WORK INSTRUCTIONS: Transcribe everything in the data word for word. Pictures are left out.

INFORMATION SHOWN:
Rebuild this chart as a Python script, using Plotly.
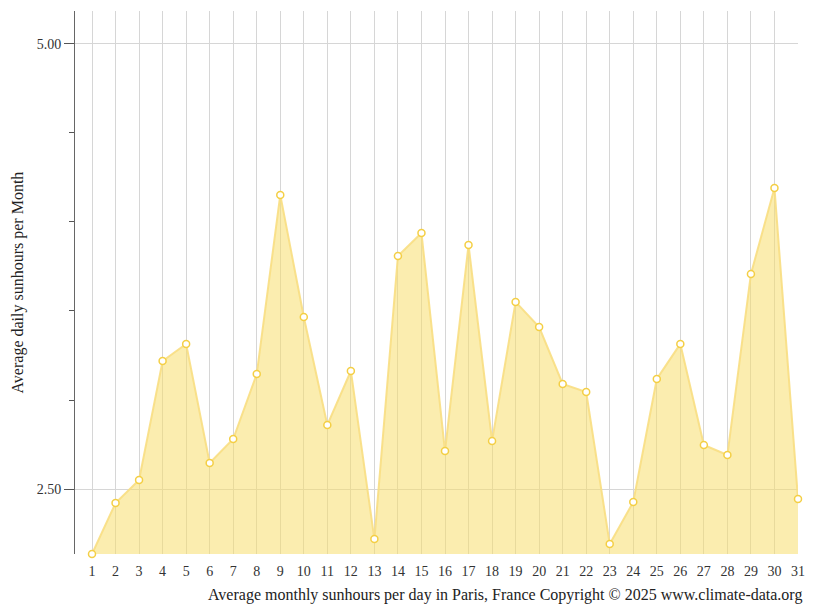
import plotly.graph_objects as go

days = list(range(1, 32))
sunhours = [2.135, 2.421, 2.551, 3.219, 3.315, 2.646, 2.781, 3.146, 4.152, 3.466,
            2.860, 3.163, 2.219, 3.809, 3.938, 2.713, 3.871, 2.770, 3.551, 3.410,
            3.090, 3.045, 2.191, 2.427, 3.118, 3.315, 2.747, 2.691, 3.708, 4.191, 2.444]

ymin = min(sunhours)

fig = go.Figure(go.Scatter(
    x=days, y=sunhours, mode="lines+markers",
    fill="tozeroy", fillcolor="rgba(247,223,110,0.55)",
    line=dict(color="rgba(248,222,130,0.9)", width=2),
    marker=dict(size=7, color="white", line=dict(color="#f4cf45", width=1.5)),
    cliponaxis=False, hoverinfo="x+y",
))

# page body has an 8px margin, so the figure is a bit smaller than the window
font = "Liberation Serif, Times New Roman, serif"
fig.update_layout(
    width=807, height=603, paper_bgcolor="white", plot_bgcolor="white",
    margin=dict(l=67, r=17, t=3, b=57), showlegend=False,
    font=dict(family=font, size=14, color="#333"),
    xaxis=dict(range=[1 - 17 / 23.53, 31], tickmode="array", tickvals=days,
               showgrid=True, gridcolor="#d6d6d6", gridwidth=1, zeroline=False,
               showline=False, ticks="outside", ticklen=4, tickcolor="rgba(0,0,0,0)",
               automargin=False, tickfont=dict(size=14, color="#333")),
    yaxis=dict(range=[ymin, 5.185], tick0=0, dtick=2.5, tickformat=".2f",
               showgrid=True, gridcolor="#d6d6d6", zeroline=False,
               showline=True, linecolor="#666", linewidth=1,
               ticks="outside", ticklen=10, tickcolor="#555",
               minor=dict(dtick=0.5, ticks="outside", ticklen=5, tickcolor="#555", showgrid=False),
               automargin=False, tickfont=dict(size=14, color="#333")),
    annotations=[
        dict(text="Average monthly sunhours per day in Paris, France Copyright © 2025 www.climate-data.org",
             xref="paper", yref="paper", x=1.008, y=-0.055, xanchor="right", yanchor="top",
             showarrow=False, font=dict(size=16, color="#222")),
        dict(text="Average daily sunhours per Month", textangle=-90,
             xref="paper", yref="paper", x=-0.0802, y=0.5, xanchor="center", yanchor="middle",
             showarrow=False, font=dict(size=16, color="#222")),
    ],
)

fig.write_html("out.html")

TASK RESULT:
Rebuild this chart as a Python script, using Plotly.
import plotly.graph_objects as go

days = list(range(1, 32))
sunhours = [2.135, 2.421, 2.551, 3.219, 3.315, 2.646, 2.781, 3.146, 4.152, 3.466,
            2.860, 3.163, 2.219, 3.809, 3.938, 2.713, 3.871, 2.770, 3.551, 3.410,
            3.090, 3.045, 2.191, 2.427, 3.118, 3.315, 2.747, 2.691, 3.708, 4.191, 2.444]

ymin = min(sunhours)

fig = go.Figure(go.Scatter(
    x=days, y=sunhours, mode="lines+markers",
    fill="tozeroy", fillcolor="rgba(247,223,110,0.55)",
    line=dict(color="rgba(248,222,130,0.9)", width=2),
    marker=dict(size=7, color="white", line=dict(color="#f4cf45", width=1.5)),
    cliponaxis=False, hoverinfo="x+y",
))

# page body has an 8px margin, so the figure is a bit smaller than the window
font = "Liberation Serif, Times New Roman, serif"
fig.update_layout(
    width=807, height=603, paper_bgcolor="white", plot_bgcolor="white",
    margin=dict(l=67, r=17, t=3, b=57), showlegend=False,
    font=dict(family=font, size=14, color="#333"),
    xaxis=dict(range=[1 - 17 / 23.53, 31], tickmode="array", tickvals=days,
               showgrid=True, gridcolor="#d6d6d6", gridwidth=1, zeroline=False,
               showline=False, ticks="outside", ticklen=4, tickcolor="rgba(0,0,0,0)",
               automargin=False, tickfont=dict(size=14, color="#333")),
    yaxis=dict(range=[ymin, 5.185], tick0=0, dtick=2.5, tickformat=".2f",
               showgrid=True, gridcolor="#d6d6d6", zeroline=False,
               showline=True, linecolor="#666", linewidth=1,
               ticks="outside", ticklen=10, tickcolor="#555",
               minor=dict(dtick=0.5, ticks="outside", ticklen=5, tickcolor="#555", showgrid=False),
               automargin=False, tickfont=dict(size=14, color="#333")),
    annotations=[
        dict(text="Average monthly sunhours per day in Paris, France Copyright © 2025 www.climate-data.org",
             xref="paper", yref="paper", x=1.008, y=-0.055, xanchor="right", yanchor="top",
             showarrow=False, font=dict(size=16, color="#222")),
        dict(text="Average daily sunhours per Month", textangle=-90,
             xref="paper", yref="paper", x=-0.0802, y=0.5, xanchor="center", yanchor="middle",
             showarrow=False, font=dict(size=16, color="#222")),
    ],
)

fig.write_html("out.html")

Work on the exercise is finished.